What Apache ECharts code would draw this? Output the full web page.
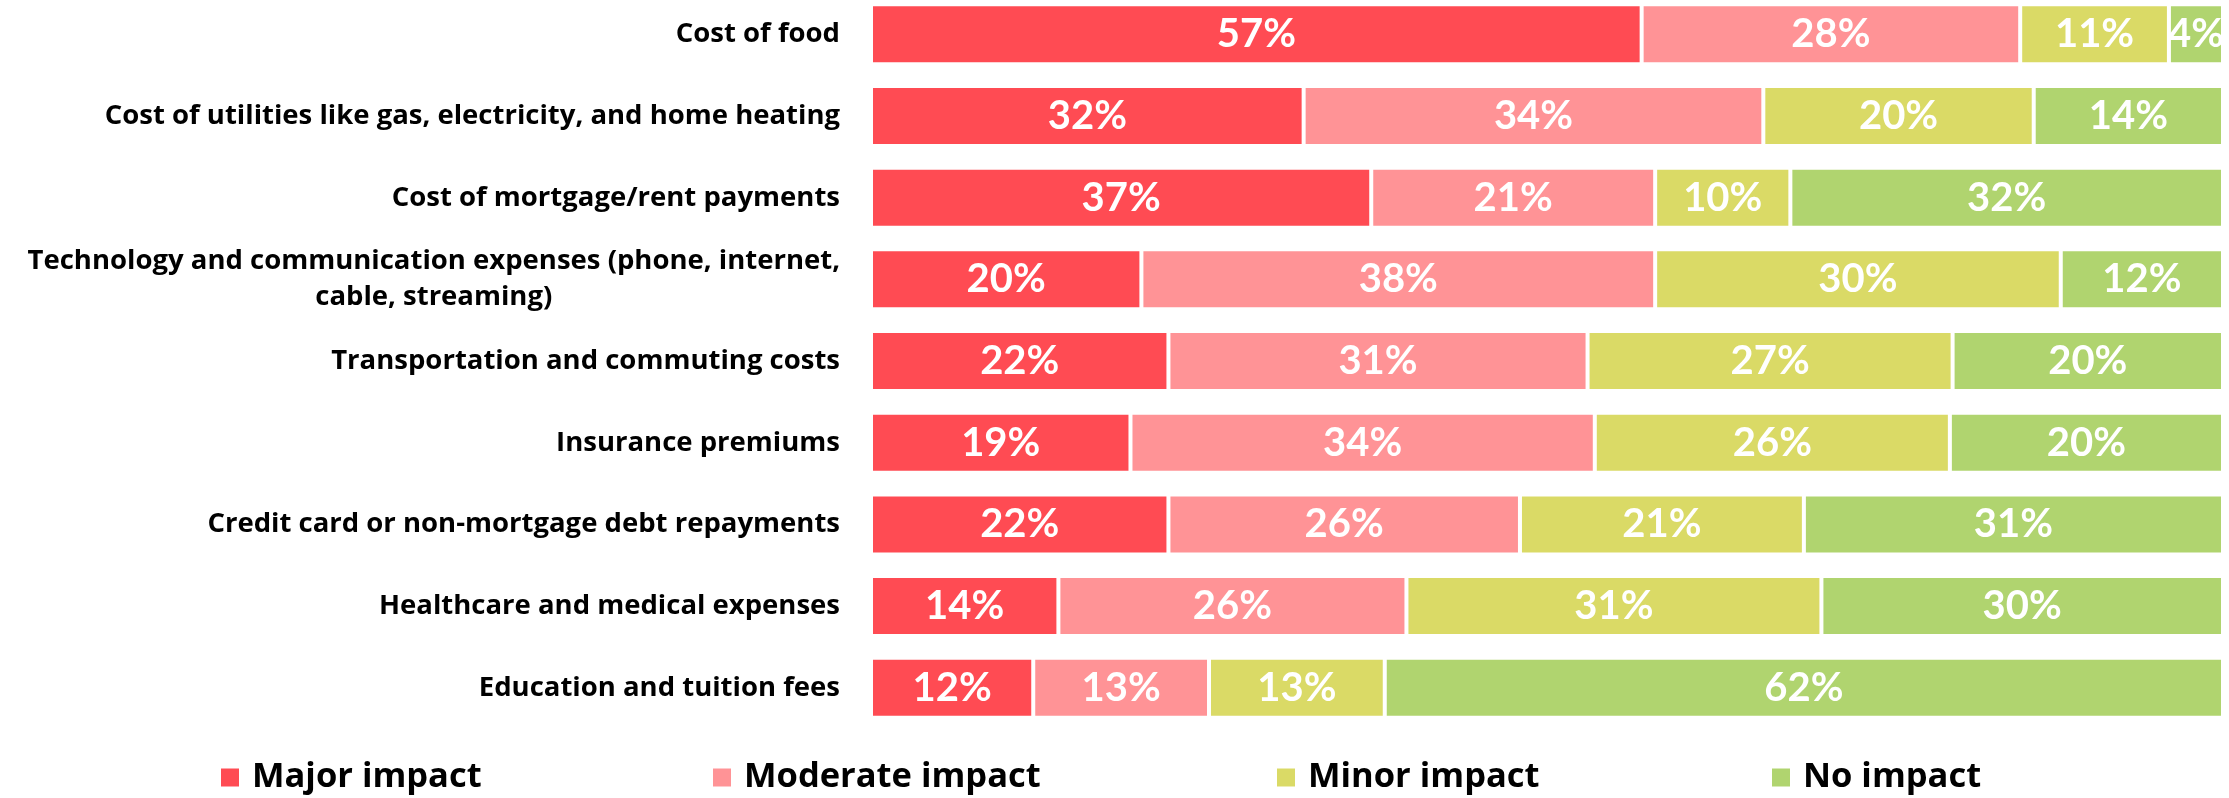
<!DOCTYPE html>
<html><head><meta charset="utf-8">
<script src="https://cdn.jsdelivr.net/npm/echarts@6/dist/echarts.min.js"></script>
<style>html,body{margin:0;padding:0;background:#fff}#c{width:2229px;height:798px}</style>
</head><body><div id="c"></div><script>
const categories = [
  'Cost of food',
  'Cost of utilities like gas, electricity, and home heating',
  'Cost of mortgage/rent payments',
  'Technology and communication expenses (phone, internet,\ncable, streaming)',
  'Transportation and commuting costs',
  'Insurance premiums',
  'Credit card or non-mortgage debt repayments',
  'Healthcare and medical expenses',
  'Education and tuition fees'
];
const seriesNames = ['Major impact', 'Moderate impact', 'Minor impact', 'No impact'];
const major    = [57, 32, 37, 20, 22, 19, 22, 14, 12];
const moderate = [28, 34, 21, 38, 31, 34, 26, 26, 13];
const minor    = [11, 20, 10, 30, 27, 26, 21, 31, 13];
const noImpact = [4, 14, 32, 12, 20, 20, 31, 30, 62];
const colors = ['#FF4B53', '#FF9396', '#DADA66', '#B0D46F'];

const FONT = 'Open Sans';
const BAR_FONT = 'Lato';
const LABEL_SIZE = 27.5;
const raw = [major, moderate, minor, noImpact];
const rowSums = categories.map((_, i) => raw.reduce((s, a) => s + a[i], 0));

function measure(t, size) {
  const ctx = document.createElement('canvas').getContext('2d');
  ctx.font = 'bold ' + size + 'px "' + FONT + '"';
  return ctx.measureText(t).width;
}
let multiW = 0;
categories.forEach(c => { if (c.indexOf('\n') >= 0) c.split('\n').forEach(l => { multiW = Math.max(multiW, measure(l, LABEL_SIZE)); }); });

const chart = echarts.init(document.getElementById('c'), null, {renderer: 'canvas'});

const series = raw.map((arr, s) => ({
  type: 'bar',
  name: seriesNames[s],
  stack: 'total',
  barWidth: 60,
  data: arr.map((v, i) => v / rowSums[i] * 100),
  itemStyle: {color: colors[s], borderColor: '#fff', borderWidth: 2},
  label: {
    show: true, position: 'inside', color: '#fff',
    fontFamily: BAR_FONT, fontWeight: 'bold', fontSize: 40,
    formatter: p => arr[p.dataIndex] + '%'
  },
  emphasis: {disabled: true}
}));

const legendLefts = [219, 711, 1275, 1770];
const legends = seriesNames.map((n, s) => ({
  data: [n],
  left: legendLefts[s],
  top: 760,
  padding: 0,
  itemWidth: 20,
  itemHeight: 20,
  icon: 'rect',
  selectedMode: false,
  formatter: name => '{g|}{t|' + name + '}',
  textStyle: {
    rich: {
      g: {width: 7},
      t: {fontFamily: FONT, fontWeight: 'bold', fontSize: 34.5, color: '#000', lineHeight: 40}
    }
  }
}));

chart.setOption({
  animation: false,
  backgroundColor: '#fff',
  grid: {left: 871, right: 6, top: -6.5, bottom: 69.4, containLabel: false, outerBoundsMode: 'none'},
  xAxis: {type: 'value', min: 0, max: 100, show: false},
  yAxis: {
    type: 'category', data: categories, inverse: true,
    axisLine: {show: false}, axisTick: {show: false}, splitLine: {show: false},
    axisLabel: {
      margin: 31, color: '#000', fontFamily: FONT, fontWeight: 'bold', fontSize: LABEL_SIZE,
      align: 'right',
      formatter: v => v.indexOf('\n') >= 0 ? v.split('\n').map(l => '{c|' + l + '}').join('\n') : v,
      rich: {
        c: {width: multiW, align: 'center', lineHeight: 36, fontFamily: FONT, fontWeight: 'bold', fontSize: LABEL_SIZE, color: '#000'}
      }
    }
  },
  legend: legends,
  series: series
});
</script></body></html>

# # # # # # #

_What to work on_:
Omit the pictures, then output the rest of the listing exactly.

_Task solution_:
What Apache ECharts code would draw this? Output the full web page.
<!DOCTYPE html>
<html><head><meta charset="utf-8">
<script src="https://cdn.jsdelivr.net/npm/echarts@6/dist/echarts.min.js"></script>
<style>html,body{margin:0;padding:0;background:#fff}#c{width:2229px;height:798px}</style>
</head><body><div id="c"></div><script>
const categories = [
  'Cost of food',
  'Cost of utilities like gas, electricity, and home heating',
  'Cost of mortgage/rent payments',
  'Technology and communication expenses (phone, internet,\ncable, streaming)',
  'Transportation and commuting costs',
  'Insurance premiums',
  'Credit card or non-mortgage debt repayments',
  'Healthcare and medical expenses',
  'Education and tuition fees'
];
const seriesNames = ['Major impact', 'Moderate impact', 'Minor impact', 'No impact'];
const major    = [57, 32, 37, 20, 22, 19, 22, 14, 12];
const moderate = [28, 34, 21, 38, 31, 34, 26, 26, 13];
const minor    = [11, 20, 10, 30, 27, 26, 21, 31, 13];
const noImpact = [4, 14, 32, 12, 20, 20, 31, 30, 62];
const colors = ['#FF4B53', '#FF9396', '#DADA66', '#B0D46F'];

const FONT = 'Open Sans';
const BAR_FONT = 'Lato';
const LABEL_SIZE = 27.5;
const raw = [major, moderate, minor, noImpact];
const rowSums = categories.map((_, i) => raw.reduce((s, a) => s + a[i], 0));

function measure(t, size) {
  const ctx = document.createElement('canvas').getContext('2d');
  ctx.font = 'bold ' + size + 'px "' + FONT + '"';
  return ctx.measureText(t).width;
}
let multiW = 0;
categories.forEach(c => { if (c.indexOf('\n') >= 0) c.split('\n').forEach(l => { multiW = Math.max(multiW, measure(l, LABEL_SIZE)); }); });

const chart = echarts.init(document.getElementById('c'), null, {renderer: 'canvas'});

const series = raw.map((arr, s) => ({
  type: 'bar',
  name: seriesNames[s],
  stack: 'total',
  barWidth: 60,
  data: arr.map((v, i) => v / rowSums[i] * 100),
  itemStyle: {color: colors[s], borderColor: '#fff', borderWidth: 2},
  label: {
    show: true, position: 'inside', color: '#fff',
    fontFamily: BAR_FONT, fontWeight: 'bold', fontSize: 40,
    formatter: p => arr[p.dataIndex] + '%'
  },
  emphasis: {disabled: true}
}));

const legendLefts = [219, 711, 1275, 1770];
const legends = seriesNames.map((n, s) => ({
  data: [n],
  left: legendLefts[s],
  top: 760,
  padding: 0,
  itemWidth: 20,
  itemHeight: 20,
  icon: 'rect',
  selectedMode: false,
  formatter: name => '{g|}{t|' + name + '}',
  textStyle: {
    rich: {
      g: {width: 7},
      t: {fontFamily: FONT, fontWeight: 'bold', fontSize: 34.5, color: '#000', lineHeight: 40}
    }
  }
}));

chart.setOption({
  animation: false,
  backgroundColor: '#fff',
  grid: {left: 871, right: 6, top: -6.5, bottom: 69.4, containLabel: false, outerBoundsMode: 'none'},
  xAxis: {type: 'value', min: 0, max: 100, show: false},
  yAxis: {
    type: 'category', data: categories, inverse: true,
    axisLine: {show: false}, axisTick: {show: false}, splitLine: {show: false},
    axisLabel: {
      margin: 31, color: '#000', fontFamily: FONT, fontWeight: 'bold', fontSize: LABEL_SIZE,
      align: 'right',
      formatter: v => v.indexOf('\n') >= 0 ? v.split('\n').map(l => '{c|' + l + '}').join('\n') : v,
      rich: {
        c: {width: multiW, align: 'center', lineHeight: 36, fontFamily: FONT, fontWeight: 'bold', fontSize: LABEL_SIZE, color: '#000'}
      }
    }
  },
  legend: legends,
  series: series
});
</script></body></html>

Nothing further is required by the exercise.